**Exercise details:** Your task is to transcribe all of the records exactly and leave out the pictures.

**Stored data entries:**
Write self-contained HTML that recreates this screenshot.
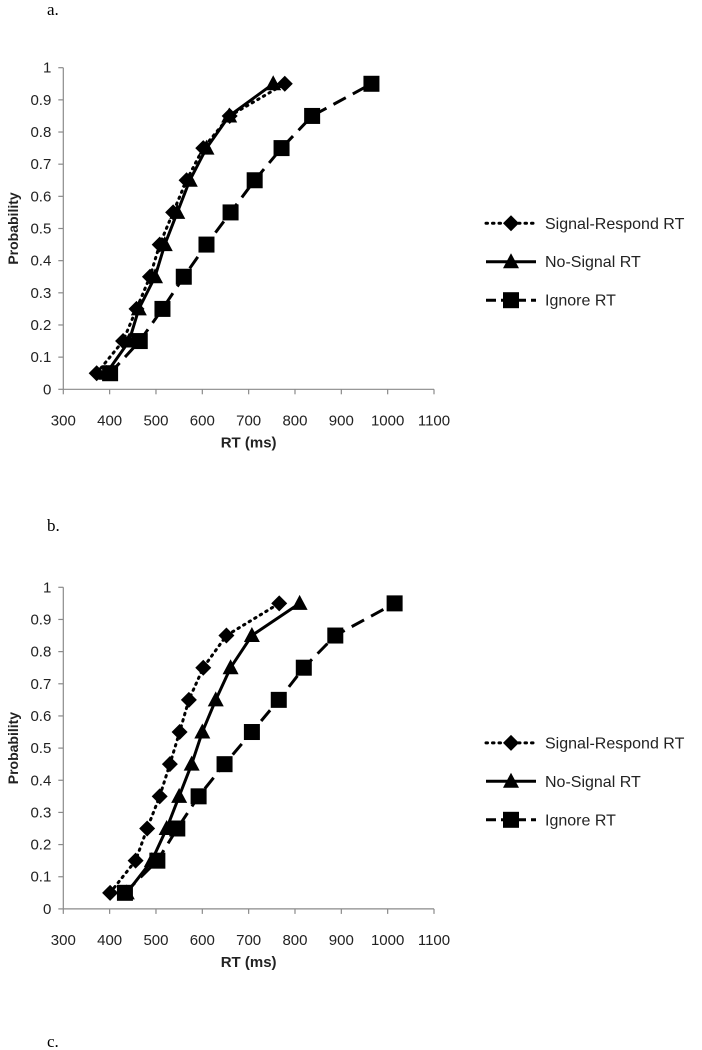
<!DOCTYPE html>
<html><head><meta charset="utf-8"><style>
html,body{margin:0;padding:0;background:#fff;}
svg{display:block;font-family:"Liberation Sans",sans-serif;}
</style></head><body>
<svg id="s" width="702" height="1050" viewBox="0 0 702 1050">
<text x="47" y="15" font-family="Liberation Serif" font-size="17">a.</text>
<text x="47" y="531" font-family="Liberation Serif" font-size="17">b.</text>
<text x="47" y="1047" font-family="Liberation Serif" font-size="17">c.</text>
</svg>
<script>
const xTicks = [300,400,500,600,700,800,900,1000,1100];
const yTicks = [0,0.1,0.2,0.3,0.4,0.5,0.6,0.7,0.8,0.9,1];
const yTickLabels = ["0","0.1","0.2","0.3","0.4","0.5","0.6","0.7","0.8","0.9","1"];
const probs = [0.05,0.15,0.25,0.35,0.45,0.55,0.65,0.75,0.85,0.95];
const seriesNames = ["Signal-Respond RT","No-Signal RT","Ignore RT"];
const aSignalRespond = [372,429,458,487,508,537,566,602,659,778];
const aNoSignal = [393,442,463,498,519,546,573,609,658,753];
const aIgnore = [401,465,514,560,609,661,713,771,837,965];
const bSignalRespond = [401,456,481,508,530,551,571,602,652,766];
const bNoSignal = [437,491,523,550,577,600,629,661,707,810];
const bIgnore = [433,503,546,592,648,707,765,819,887,1015];

const NS="http://www.w3.org/2000/svg";
const svg=document.getElementById('s');
function mk(tag,attrs,parent){const e=document.createElementNS(NS,tag);for(const k in attrs)e.setAttribute(k,attrs[k]);(parent||svg).appendChild(e);return e;}

function marker(g,type,cx,cy){
  let e;
  if(type===0){e=mk('polygon',{points:`${cx},${cy-8} ${cx+8},${cy} ${cx},${cy+8} ${cx-8},${cy}`,fill:'#000'},g);}
  else if(type===1){e=mk('polygon',{points:`${cx},${cy-8.5} ${cx+8},${cy+6.5} ${cx-8},${cy+6.5}`,fill:'#000'},g);}
  else {e=mk('rect',{x:cx-8,y:cy-8,width:16,height:16,fill:'#000'},g);}
  return e;
}
const dashes=['1.5,5','', '14,8'];
const caps=['round','butt','butt'];

function chart(prefix,top,series){
  const L=63.3,R=434,B=top+321.6,T=top;
  const X=v=>L+(v-300)/800*(R-L);
  const Y=p=>B-p*(B-T);
  const g=mk('g',{});
  
  
  const ya=mk('line',{x1:L,y1:T,x2:L,y2:B,stroke:'#8a8a8a','stroke-width':1.2},g);
  
  
  const xa=mk('line',{x1:L,y1:B,x2:R,y2:B,stroke:'#8a8a8a','stroke-width':1.2},g);
  
  
  yTicks.forEach((t,i)=>{
    mk('line',{x1:L-5,y1:Y(t),x2:L,y2:Y(t),stroke:'#8a8a8a','stroke-width':1.2},g);
    const tx=mk('text',{x:L-12,y:Y(t)+5,'text-anchor':'end','font-size':15,fill:'#222'},g);
    tx.textContent=yTickLabels[i];
    
    
  });
  xTicks.forEach(t=>{
    mk('line',{x1:X(t),y1:B,x2:X(t),y2:B+5,stroke:'#8a8a8a','stroke-width':1.2},g);
    const tx=mk('text',{x:X(t),y:B+36,'text-anchor':'middle','font-size':15,fill:'#222'},g);
    tx.textContent=String(t);
    
    
  });
  const xt=mk('text',{x:(L+R)/2,y:B+58,'text-anchor':'middle','font-size':15,'font-weight':'bold',fill:'#222'},g);
  xt.textContent='RT (ms)';
  
  
  const yt=mk('text',{x:0,y:0,'text-anchor':'middle','font-size':14,'font-weight':'bold',fill:'#222',transform:`translate(18,${(T+B)/2}) rotate(-90)`},g);
  yt.textContent='Probability';
  
  
  series.forEach((vals,si)=>{
    const sg=mk('g',{},g);
    
    
    const pts=vals.map((v,i)=>X(v)+','+Y(probs[i])).join(' ');
    const attrs={points:pts,fill:'none',stroke:'#000','stroke-width':3,'stroke-linecap':caps[si]};
    if(dashes[si])attrs['stroke-dasharray']=dashes[si];
    mk('polyline',attrs,sg);
    vals.forEach((v,i)=>{
      const m=marker(sg,si,X(v),Y(probs[i]));
      
      
    });
  });
  const lg=mk('g',{},g);
  
  
  const ly=[top+155.6,top+194,top+232.5];
  seriesNames.forEach((n,si)=>{
    const eg=mk('g',{},lg);
    
    
    const a={x1:486,y1:ly[si],x2:536,y2:ly[si],stroke:'#000','stroke-width':3,'stroke-linecap':caps[si]};
    if(dashes[si])a['stroke-dasharray']=si===2?'10,5':dashes[si];
    mk('line',a,eg);
    marker(eg,si,511,ly[si]);
    const tx=mk('text',{x:545,y:ly[si]+5.5,'font-size':16,fill:'#222'},eg);
    tx.textContent=n;
  });
}
chart('panel-a',67.7,[aSignalRespond,aNoSignal,aIgnore]);
chart('panel-b',587.3,[bSignalRespond,bNoSignal,bIgnore]);
</script>
</body></html>
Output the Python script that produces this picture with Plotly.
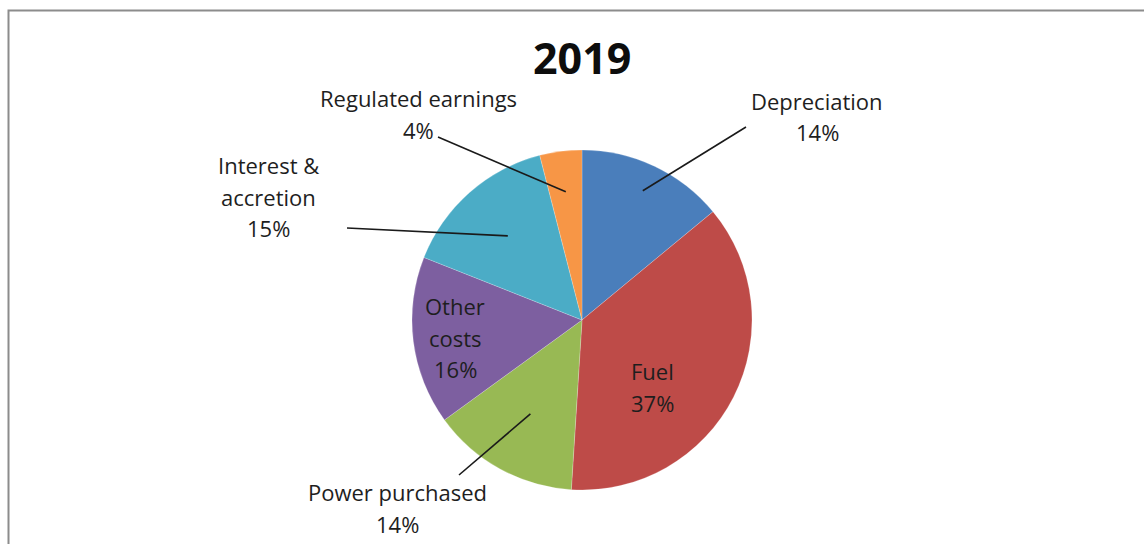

**Answer to this task:**
Write self-contained HTML that recreates this screenshot.
<!DOCTYPE html>
<html><head><meta charset="utf-8"><style>
html,body{margin:0;padding:0;background:#fff;}
svg{display:block;font-family:"Liberation Sans",sans-serif;}
</style></head><body>
<svg id="s" width="702" height="1050" viewBox="0 0 702 1050">
<text x="47" y="15" font-family="Liberation Serif" font-size="17">a.</text>
<text x="47" y="531" font-family="Liberation Serif" font-size="17">b.</text>
<text x="47" y="1047" font-family="Liberation Serif" font-size="17">c.</text>
</svg>
<script>
const xTicks = [300,400,500,600,700,800,900,1000,1100];
const yTicks = [0,0.1,0.2,0.3,0.4,0.5,0.6,0.7,0.8,0.9,1];
const yTickLabels = ["0","0.1","0.2","0.3","0.4","0.5","0.6","0.7","0.8","0.9","1"];
const probs = [0.05,0.15,0.25,0.35,0.45,0.55,0.65,0.75,0.85,0.95];
const seriesNames = ["Signal-Respond RT","No-Signal RT","Ignore RT"];
const aSignalRespond = [372,429,458,487,508,537,566,602,659,778];
const aNoSignal = [393,442,463,498,519,546,573,609,658,753];
const aIgnore = [401,465,514,560,609,661,713,771,837,965];
const bSignalRespond = [401,456,481,508,530,551,571,602,652,766];
const bNoSignal = [437,491,523,550,577,600,629,661,707,810];
const bIgnore = [433,503,546,592,648,707,765,819,887,1015];

const NS="http://www.w3.org/2000/svg";
const svg=document.getElementById('s');
function mk(tag,attrs,parent){const e=document.createElementNS(NS,tag);for(const k in attrs)e.setAttribute(k,attrs[k]);(parent||svg).appendChild(e);return e;}

function marker(g,type,cx,cy){
  let e;
  if(type===0){e=mk('polygon',{points:`${cx},${cy-8} ${cx+8},${cy} ${cx},${cy+8} ${cx-8},${cy}`,fill:'#000'},g);}
  else if(type===1){e=mk('polygon',{points:`${cx},${cy-8.5} ${cx+8},${cy+6.5} ${cx-8},${cy+6.5}`,fill:'#000'},g);}
  else {e=mk('rect',{x:cx-8,y:cy-8,width:16,height:16,fill:'#000'},g);}
  return e;
}
const dashes=['1.5,5','', '14,8'];
const caps=['round','butt','butt'];

function chart(prefix,top,series){
  const L=63.3,R=434,B=top+321.6,T=top;
  const X=v=>L+(v-300)/800*(R-L);
  const Y=p=>B-p*(B-T);
  const g=mk('g',{});
  
  
  const ya=mk('line',{x1:L,y1:T,x2:L,y2:B,stroke:'#8a8a8a','stroke-width':1.2},g);
  
  
  const xa=mk('line',{x1:L,y1:B,x2:R,y2:B,stroke:'#8a8a8a','stroke-width':1.2},g);
  
  
  yTicks.forEach((t,i)=>{
    mk('line',{x1:L-5,y1:Y(t),x2:L,y2:Y(t),stroke:'#8a8a8a','stroke-width':1.2},g);
    const tx=mk('text',{x:L-12,y:Y(t)+5,'text-anchor':'end','font-size':15,fill:'#222'},g);
    tx.textContent=yTickLabels[i];
    
    
  });
  xTicks.forEach(t=>{
    mk('line',{x1:X(t),y1:B,x2:X(t),y2:B+5,stroke:'#8a8a8a','stroke-width':1.2},g);
    const tx=mk('text',{x:X(t),y:B+36,'text-anchor':'middle','font-size':15,fill:'#222'},g);
    tx.textContent=String(t);
    
    
  });
  const xt=mk('text',{x:(L+R)/2,y:B+58,'text-anchor':'middle','font-size':15,'font-weight':'bold',fill:'#222'},g);
  xt.textContent='RT (ms)';
  
  
  const yt=mk('text',{x:0,y:0,'text-anchor':'middle','font-size':14,'font-weight':'bold',fill:'#222',transform:`translate(18,${(T+B)/2}) rotate(-90)`},g);
  yt.textContent='Probability';
  
  
  series.forEach((vals,si)=>{
    const sg=mk('g',{},g);
    
    
    const pts=vals.map((v,i)=>X(v)+','+Y(probs[i])).join(' ');
    const attrs={points:pts,fill:'none',stroke:'#000','stroke-width':3,'stroke-linecap':caps[si]};
    if(dashes[si])attrs['stroke-dasharray']=dashes[si];
    mk('polyline',attrs,sg);
    vals.forEach((v,i)=>{
      const m=marker(sg,si,X(v),Y(probs[i]));
      
      
    });
  });
  const lg=mk('g',{},g);
  
  
  const ly=[top+155.6,top+194,top+232.5];
  seriesNames.forEach((n,si)=>{
    const eg=mk('g',{},lg);
    
    
    const a={x1:486,y1:ly[si],x2:536,y2:ly[si],stroke:'#000','stroke-width':3,'stroke-linecap':caps[si]};
    if(dashes[si])a['stroke-dasharray']=si===2?'10,5':dashes[si];
    mk('line',a,eg);
    marker(eg,si,511,ly[si]);
    const tx=mk('text',{x:545,y:ly[si]+5.5,'font-size':16,fill:'#222'},eg);
    tx.textContent=n;
  });
}
chart('panel-a',67.7,[aSignalRespond,aNoSignal,aIgnore]);
chart('panel-b',587.3,[bSignalRespond,bNoSignal,bIgnore]);
</script>
</body></html>
Output the Python script that produces this picture with Plotly.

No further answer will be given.